There are 1,951 rooms at Disney's Coronado Springs Resort located in four sections across the property. Gran Destino Tower is the main building with rooms on the 3rd through 15th floors. The Casitas are made up of 5 buildings that have 4 floors and are close to the Convention Center. The Ranchos are made up of 4 pueblo-style buildings that have 3 floors. The Cabanas are made up of 3 buildings that have 2 floors. All rooms were renovated in 2018 with new beds, a new flat screen TV, and other new furnishings.

==Pools and recreation==
- The Lost City of Cibola Feature Pool (The Dig Site) – This themed area includes a huge pool (120-by-90), a sand volleyball court, the largest outdoor hot tub on Walt Disney World property, the 20,000 sqft Explorer's Playground, and the Iguana Arcade. The focal point of the resort, the Dig Site's 46 ft, 5 story tall Mayan pyramid themed, with water slide, as a modern archaeological dig of an ancient lost kingdom. At the beginning of the day the Mayan pyramid is turned on and a huge stream of water flows down the giant steps. (Kids are allowed to participate in the opening.) The Dig Site underwent a massive renovation ending in December 2018.
- Poolside Activities – Family-friendly activities each day at the Lost City of Cibola Feature Pool include Disney trivia, an afternoon pool party and an evening campfire.
- Explorer's Playground – A themed, outdoor playground located at The Dig Site main pool complex includes swings, a water-slide, slides, and an "archeological dig sand box".
- Iguana Arcade – Adjacent to The Dig Site, an indoor arcade which offers a variety of electronic games.
- Movies Under the Stars – Adjacent to the main pool, nightly offering of a Disney movie, weather permitting.
- Pools – Three additional courtyard quiet pools are located throughout the resort.
- La Vida Health Club – A 3,000 sqft health club and the first fitness center to be located at a Disney moderate resort.
- Casa de Belleza Beauty Salon – The salon at Coronado Springs Resort, as well as at all Disney properties, is run by Niki Bryan Salon's. It is adjacent to the La Vida Health Club.
- La Marina – Open seasonally, the marina offers watercraft rentals to guests including boats, water-cycles, kayaks, paddle-boats, and fishing excursions in addition to bike rentals. However, "La Marina" appears to be predominantly disused, and is rarely in operation.
- Additional recreation – includes a sand volleyball court, a white sand beach, a .75 mi jogging trail around Lago Dorado or 1 mi on a trail that extends out past the smaller Cabanas lake and a few buildings in the Ranchos and Casitas sections of the resort.

== Expansion ==
- Gran Destino Tower – A 15-story tower, taking its name and thematic cues from the Salvador Dalí collaboration short film "Destino", added 545 guest rooms including 50 suites, and features a Spanish rooftop restaurant named "Toledo" and the "Dahlia Lounge". The tower opened in July 2019. The resort's lobby and primary bus stop moved to the tower when completed. It is also the only Disney-owned building in Walt Disney World to use a destination dispatch elevator control system (specifically Otis CompassPlus).
- Restaurant – In addition to the restaurant at the top of the tower, Disney also added a restaurant in the middle of Lago Dorado called "Three Bridges Bar and Grill".
- Updated and Modernized Guest Rooms – All guest rooms have been updated with wood floors, new beds, USB ports, flat screen TVs, Keurig coffee machines, new art, new color scheme and the renovation of the bathrooms.

==Convention Center==
The Coronado Springs Resort Convention Center is the largest convention center on Walt Disney World property featuring 220000 sqft of meeting space.
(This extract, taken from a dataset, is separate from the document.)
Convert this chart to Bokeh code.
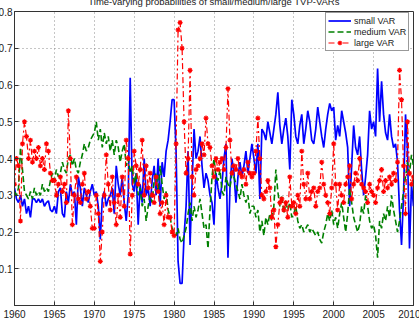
import numpy as np
from bokeh.plotting import figure
from bokeh.models import Legend, LegendItem, Range1d, FixedTicker
from bokeh.embed import file_html
from bokeh.resources import INLINE

start_year = 1960
periods_per_year = 4

small_var = [
    0.32, 0.29, 0.28, 0.30, 0.27, 0.29, 0.25, 0.27, 0.24, 0.29,
    0.29, 0.28, 0.29, 0.28, 0.29, 0.27, 0.28, 0.285, 0.26, 0.255,
    0.27, 0.25, 0.31, 0.32, 0.25, 0.24, 0.31, 0.28, 0.33, 0.30,
    0.31, 0.22, 0.35, 0.32, 0.27, 0.32, 0.30, 0.28, 0.31, 0.33,
    0.30, 0.31, 0.27, 0.18, 0.29, 0.31, 0.27, 0.29, 0.30, 0.32,
    0.25, 0.38, 0.33, 0.30, 0.35, 0.28, 0.23, 0.30, 0.62, 0.33,
    0.31, 0.36, 0.22, 0.33, 0.28, 0.40, 0.30, 0.32, 0.27, 0.34,
    0.38, 0.30, 0.40, 0.27, 0.39, 0.35, 0.42, 0.45, 0.50, 0.56,
    0.56, 0.42, 0.12, 0.06, 0.06, 0.19, 0.27, 0.42, 0.165, 0.33,
    0.48, 0.40, 0.42, 0.46, 0.38, 0.32, 0.36, 0.34, 0.30, 0.28,
    0.22, 0.36, 0.32, 0.29, 0.33, 0.40, 0.44, 0.13, 0.32, 0.40,
    0.36, 0.28, 0.35, 0.39, 0.35, 0.38, 0.42, 0.36, 0.40, 0.44,
    0.40, 0.36, 0.44, 0.29, 0.48, 0.47, 0.45, 0.50, 0.47, 0.44,
    0.48, 0.52, 0.58, 0.49, 0.44, 0.48, 0.51, 0.46, 0.37, 0.56,
    0.52, 0.46, 0.44, 0.49, 0.52, 0.44, 0.48, 0.53, 0.50, 0.45,
    0.44, 0.48, 0.54, 0.50, 0.46, 0.43, 0.48, 0.52, 0.55, 0.53,
    0.54, 0.45, 0.49, 0.46, 0.53, 0.50, 0.47, 0.43, 0.27, 0.38,
    0.49, 0.43, 0.41, 0.46, 0.37, 0.30, 0.35, 0.41, 0.53, 0.48,
    0.50, 0.46, 0.645, 0.50, 0.61, 0.52, 0.47, 0.45, 0.52, 0.46,
    0.43, 0.44, 0.39, 0.26, 0.165, 0.30, 0.52, 0.42, 0.155, 0.33, 0.27,
]

medium_var = [
    0.31, 0.30, 0.32, 0.43, 0.37, 0.31, 0.30, 0.29, 0.31, 0.29,
    0.32, 0.30, 0.31, 0.30, 0.33, 0.31, 0.32, 0.31, 0.34, 0.36,
    0.34, 0.37, 0.35, 0.36, 0.39, 0.37, 0.36, 0.40, 0.41, 0.38,
    0.40, 0.37, 0.36, 0.39, 0.41, 0.44, 0.42, 0.43, 0.45, 0.46,
    0.47, 0.50, 0.45, 0.48, 0.43, 0.47, 0.44, 0.46, 0.42, 0.45,
    0.41, 0.45, 0.43, 0.39, 0.42, 0.44, 0.38, 0.40, 0.36, 0.38,
    0.33, 0.36, 0.30, 0.32, 0.27, 0.29, 0.23, 0.27, 0.30, 0.28,
    0.34, 0.36, 0.31, 0.38, 0.33, 0.29, 0.31, 0.26, 0.24, 0.21,
    0.20, 0.19, 0.21, 0.18, 0.17, 0.19, 0.21, 0.25, 0.28, 0.23,
    0.27, 0.24, 0.26, 0.29, 0.25, 0.21, 0.22, 0.155, 0.26, 0.35,
    0.40, 0.35, 0.34, 0.37, 0.31, 0.30, 0.35, 0.33, 0.32, 0.36,
    0.35, 0.33, 0.31, 0.29, 0.33, 0.30, 0.28, 0.30, 0.25, 0.27,
    0.27, 0.24, 0.26, 0.20, 0.23, 0.19, 0.24, 0.22, 0.25, 0.23,
    0.27, 0.37, 0.31, 0.27, 0.30, 0.25, 0.28, 0.26, 0.28, 0.24,
    0.25, 0.27, 0.23, 0.21, 0.22, 0.20, 0.21, 0.22, 0.20, 0.21,
    0.20, 0.19, 0.20, 0.18, 0.17, 0.20, 0.22, 0.25, 0.23, 0.26,
    0.22, 0.24, 0.21, 0.25, 0.28, 0.24, 0.20, 0.25, 0.32, 0.28,
    0.24, 0.22, 0.20, 0.22, 0.27, 0.25, 0.30, 0.27, 0.23, 0.21,
    0.22, 0.19, 0.13, 0.23, 0.21, 0.25, 0.23, 0.27, 0.24, 0.30,
    0.26, 0.23, 0.20, 0.23, 0.27, 0.31, 0.35, 0.39, 0.36, 0.41, 0.38,
]

large_var = [
    0.33, 0.40, 0.38, 0.23, 0.44, 0.50, 0.46, 0.40, 0.45, 0.39,
    0.42, 0.40, 0.43, 0.38, 0.40, 0.37, 0.44, 0.42, 0.36, 0.34,
    0.34, 0.30, 0.33, 0.35, 0.31, 0.33, 0.28, 0.53, 0.40, 0.22,
    0.30, 0.35, 0.29, 0.28, 0.33, 0.36, 0.29, 0.31, 0.27, 0.21,
    0.21, 0.30, 0.25, 0.12, 0.20, 0.30, 0.41, 0.33, 0.26, 0.35,
    0.28, 0.22, 0.30, 0.24, 0.35, 0.27, 0.45, 0.40, 0.14, 0.30,
    0.42, 0.38, 0.33, 0.37, 0.45, 0.30, 0.38, 0.32, 0.36, 0.30,
    0.28, 0.35, 0.31, 0.25, 0.28, 0.22, 0.30, 0.24, 0.24, 0.20,
    0.19, 0.44, 0.75, 0.77, 0.70, 0.50, 0.36, 0.40, 0.64, 0.35,
    0.30, 0.37, 0.38, 0.40, 0.44, 0.41, 0.51, 0.44, 0.43, 0.38,
    0.35, 0.40, 0.37, 0.39, 0.40, 0.37, 0.43, 0.59, 0.45, 0.36,
    0.38, 0.37, 0.40, 0.36, 0.35, 0.37, 0.33, 0.39, 0.36, 0.35,
    0.36, 0.42, 0.51, 0.40, 0.30, 0.29, 0.31, 0.34, 0.32, 0.24,
    0.26, 0.16, 0.22, 0.28, 0.29, 0.26, 0.28, 0.24, 0.35, 0.27,
    0.28, 0.25, 0.30, 0.27, 0.42, 0.33, 0.29, 0.36, 0.29, 0.31,
    0.32, 0.27, 0.31, 0.32, 0.39, 0.33, 0.30, 0.28, 0.25, 0.32,
    0.44, 0.33, 0.26, 0.33, 0.30, 0.28, 0.33, 0.35, 0.38, 0.29,
    0.33, 0.36, 0.34, 0.40, 0.33, 0.32, 0.31, 0.28, 0.33, 0.31,
    0.30, 0.28, 0.32, 0.34, 0.37, 0.31, 0.34, 0.32, 0.35, 0.33,
    0.36, 0.34, 0.39, 0.64, 0.56, 0.38, 0.25, 0.50, 0.36, 0.33, 0.35,
]

x_tick_values = [1960, 1965, 1970, 1975, 1980, 1985, 1990, 1995, 2000, 2005, 2010]
y_tick_values = [0.1, 0.2, 0.3, 0.4, 0.5, 0.6, 0.7, 0.8]
title_text = "Time-varying probabilities of small/medium/large TVP-VARs"
series_labels = ["small VAR", "medium VAR", "large VAR"]

dates = start_year + np.arange(len(small_var)) / periods_per_year

FONT = "Liberation Sans"

p = figure(
    frame_width=399, frame_height=294,
    x_range=Range1d(1960, 2010), y_range=Range1d(0, 0.8),
    output_backend="svg", toolbar_location=None,
    title=title_text,
    min_border_left=0, min_border_right=7, min_border_top=0, min_border_bottom=4,
    margin=(-11, 0, 0, -5),
)
p.title.align = "center"
p.title.text_font = FONT
p.title.text_font_size = "9.5px"
p.title.text_font_style = "normal"
p.title.text_color = "#1a1a1a"
p.title.standoff = 9
p.title.offset = 3

p.background_fill_color = "white"
p.border_fill_color = "white"
p.outline_line_color = "#333333"
p.outline_line_width = 1

p.xaxis.ticker = FixedTicker(ticks=x_tick_values)
p.yaxis.ticker = FixedTicker(ticks=y_tick_values)
for ax in (p.xaxis, p.yaxis):
    ax.major_tick_in = 4
    ax.major_tick_out = 0
    ax.minor_tick_in = 0
    ax.minor_tick_out = 0
    ax.axis_line_color = "#333333"
    ax.major_tick_line_color = "#333333"
    ax.major_label_text_font = FONT
    ax.major_label_text_font_size = "10px"
    ax.major_label_text_color = "#1a1a1a"
p.xaxis.major_label_standoff = 4
p.yaxis.major_label_standoff = 2

p.xgrid.ticker = FixedTicker(ticks=x_tick_values)
p.ygrid.ticker = FixedTicker(ticks=y_tick_values)
p.grid.grid_line_color = "#8c8c8c"
p.grid.grid_line_dash = "1 3"
p.grid.grid_line_width = 1

r_small = p.line(dates, small_var, line_color="#0000ff", line_width=1.7)
r_medium = p.line(dates, medium_var, line_color="#008000", line_width=1.6, line_dash="6 3")
r_large = p.line(dates, large_var, line_color="#ff0000", line_width=1.2, line_dash="6 3 2 3")
r_large_m = p.scatter(dates, large_var, marker="asterisk", size=5, line_color="#ff0000", line_width=1.2)

legend = Legend(
    items=[
        LegendItem(label=series_labels[0], renderers=[r_small]),
        LegendItem(label=series_labels[1], renderers=[r_medium]),
        LegendItem(label=series_labels[2], renderers=[r_large, r_large_m]),
    ],
    location=(311, 254),
    label_text_font=FONT, label_text_font_size="9px", label_text_color="#1a1a1a",
    glyph_width=23, glyph_height=11, label_height=11, label_standoff=3,
    spacing=0, padding=2, margin=0,
    border_line_color="#333333", border_line_width=1,
    background_fill_color="white", background_fill_alpha=1,
)
p.add_layout(legend)

open("out.html", "w").write(file_html(p, INLINE))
- Coronado Ballroom with 60214 sqft and a theater-styled capacity of 6,684; this is the largest ballroom in the southeastern United States.
- Fiesta Ballroom with 21160 sqft and a theater-styled capacity of 2,650.
- Veracruz Exhibition Hall with 86000 sqft, a theater-styled capacity of 5,280, and 1500 sqft of pre-function space in addition to 45 breakout rooms.

There is a business center located on site.